If you’re more of a night owl, then head to the Cairns Night Markets, open from 4pm – 10pm every day of the week. These lively markets offer an almost overwhelming variety of Australian souvenirs, t-shirts, custom-made jewelry and other trinkets. Grab anything from Asian cuisine to fresh Australian seafood at the food court for dinner. You’ll want to find a dessert at one of the stalls offering Australian snacks such as kangaroo and emu jerky or gelato.
This wildlife park combines a natural rainforest ecosystem with a challenging ropes course all in one attraction.
Don’t let the size of the park fool you. Though it’s not as large as other wildlife parks throughout Australia, its intimacy allows for personal wildlife encounters you won’t find in other places. The knowledgeable and passionate staff present informative talks on the wildlife, including snakes, lizards, birds, and Goliath, the gigantic saltwater crocodile. You can even pose for a picture while cuddling a koala – a bucket list photo op!

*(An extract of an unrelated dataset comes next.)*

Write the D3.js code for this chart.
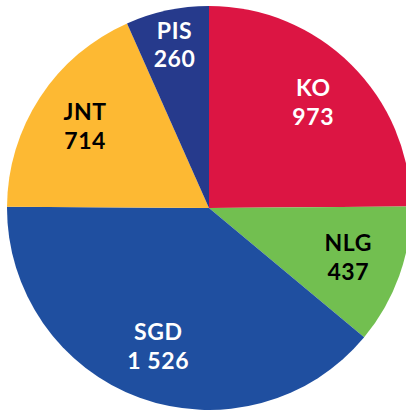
<!DOCTYPE html>
<html>
<head>
<meta charset="utf-8">
<script src="https://d3js.org/d3.v7.min.js"></script>
<style>
  body { margin: 0; background: #fff; }
  text { font-family: Lato, "Open Sans", sans-serif; font-weight: 700; letter-spacing: 0.6px; }
</style>
</head>
<body>
<svg id="chart" width="406" height="410"></svg>
<script>
// party seats, clockwise from 12 o'clock
var parties = ["KO", "NLG", "SGD", "JNT", "PIS"];
var votes = [973, 437, 1526, 714, 260];
var colors = ["#dc1543", "#72bf50", "#1f4fa0", "#fdb933", "#263a8c"];
var textColors = ["#fff", "#000", "#fff", "#000", "#fff"];

var cx = 209, cy = 208, radius = 202;

var svg = d3.select("#chart");
var g = svg.append("g").attr("transform", "translate(" + cx + "," + cy + ")");

var data = parties.map(function (p, i) {
  return { name: p, value: votes[i], color: colors[i], text: textColors[i] };
});

var pie = d3.pie().sort(null).value(function (d) { return d.value; });
var arc = d3.arc().innerRadius(0).outerRadius(radius);

// narrow slices get their label pushed further out
function labelPos(d) {
  var r = (d.endAngle - d.startAngle) < 0.5 ? 166 : 148;
  return d3.arc().innerRadius(r).outerRadius(r).centroid(d);
}

var fmt = function (v) { return d3.format(",")(v).replace(/,/g, " "); };

var slices = g.selectAll(".slice").data(pie(data)).enter().append("g").attr("class", "slice");

slices.append("path")
  .attr("d", arc)
  .attr("fill", function (d) { return d.data.color; });

var labels = slices.append("text")
  .attr("transform", function (d) { return "translate(" + labelPos(d) + ")"; })
  .attr("text-anchor", "middle")
  .attr("fill", function (d) { return d.data.text; })
  .style("font-size", "23px");

labels.append("tspan")
  .attr("x", 0)
  .attr("dy", "-0.3em")
  .text(function (d) { return d.data.name; });

labels.append("tspan")
  .attr("x", 0)
  .attr("dy", "1.25em")
  .text(function (d) { return fmt(d.data.value); });
</script>
</body>
</html>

However, the main highlight of Cairns Zoom is its myriad of obstacles courses throughout the complex. Test your balance on the Slackline tightrope walk and cross above trees and tropical rainforest foliage or climb the Pirate Climb rope net to the top of the Power Jump.
Kids will love the Hi-Zoom obstacle course with its challenging wall climbs, tunnels, rope swings and zip lines. Just one look at it and the little ones will dash straight in line. Though a turn at the course is an extra cost, the reward of completing it like a champion is worth every dime.
9. See Tropical Marine Life at the Cairns Aquarium
Image: Cairns Aquarium
Stepping into the Cairns Aquarium is like stepping through the depths of the ocean. The range of aquatic life you’ll see here is even better than what a diver sees.
The Cairns Aquarium highlights the incredibly diverse marine life native to the Wet Tropics and the Great Barrier Reef. As the oldest rainforest in the world and the world’s largest reef formation, the marine life from these two World Heritage sites is absolutely unreal.
The aquarium recreates over 10 different habitats encompassing these delicate ecosystems, creating a natural home for a variety of marine life. See the brilliant colors of unique crayfish and giant prawns of the Creek and Streams exhibit. Catch a glimpse of the some of the world’s most bizarre fish, the Freshwater Sawfish, in the Waterways and Billabongs exhibit. There are even exhibits showcasing snakes, lizards and frogs from the tropical rainforests as well as exotic insects and spiders.
One of the main attractions is the Great Barrier Reef Gallery, showcasing the colorful reefs, coral and tropical fish that call this natural wonder home. You can also interact with starfish, sea cucumbers and lizards at the Touch Tanks.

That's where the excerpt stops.